Half-Fulfilled Promises
Sometimes games start with ideas that we love, but they just can’t stick the landing. Three authors this week, looking at three examples, discuss how and why.
- The Elder Scrolls Is At Its Best When It’s Super-Weird | Kotaku
Heather Alexandra examines The Elder Scrolls‘ circuitous relationship with its own lore, and why the games may not even be the best way to experience that lore. - Hob is So Minimalist it Disappears | Unwinnable
Gingy Gibson grapples with a game that makes every effort to bury its own narrative payoffs–sometimes literally. - ‘Falcon Age’ Is a Damning Anti-Colonialist Story In Search of a Better Game – Waypoint
Natalie Watson expresses frustration with a game that sets up a compelling anti-colonial framework, but has no narrative follow-through.

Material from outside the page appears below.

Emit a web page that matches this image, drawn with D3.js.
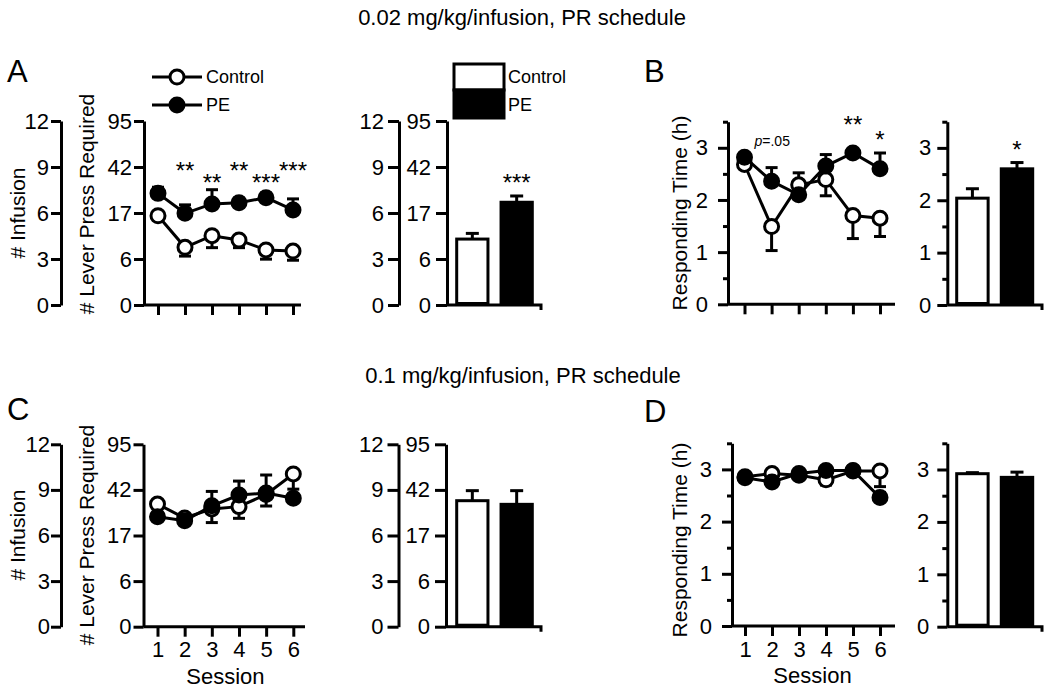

“This feeling of a false starts and missed opportunities hangs over Falcon Age. Which is doubly frustrating because to see a game be so forward facing from the start about telling a story of colonizers and colonized, specifically from the perspective of the colonized, is important.”
Just for Fun
(Content notification: Toad’s dick) Filed to: Toad’s dick.
- The Internet Reacts To Nintendo’s Weirdly Suggestive Toad Promotional Video | Kotaku
I’m baffled by Nintendo’s decision to enter the kink market with a water-soluble construction material.
“Hey, it’s Toad, loyal pal of Princess Peach and Mario. Who doesn’t love Toad? What are you up to, buddy? How’s it hangin— Oh. Oh no.”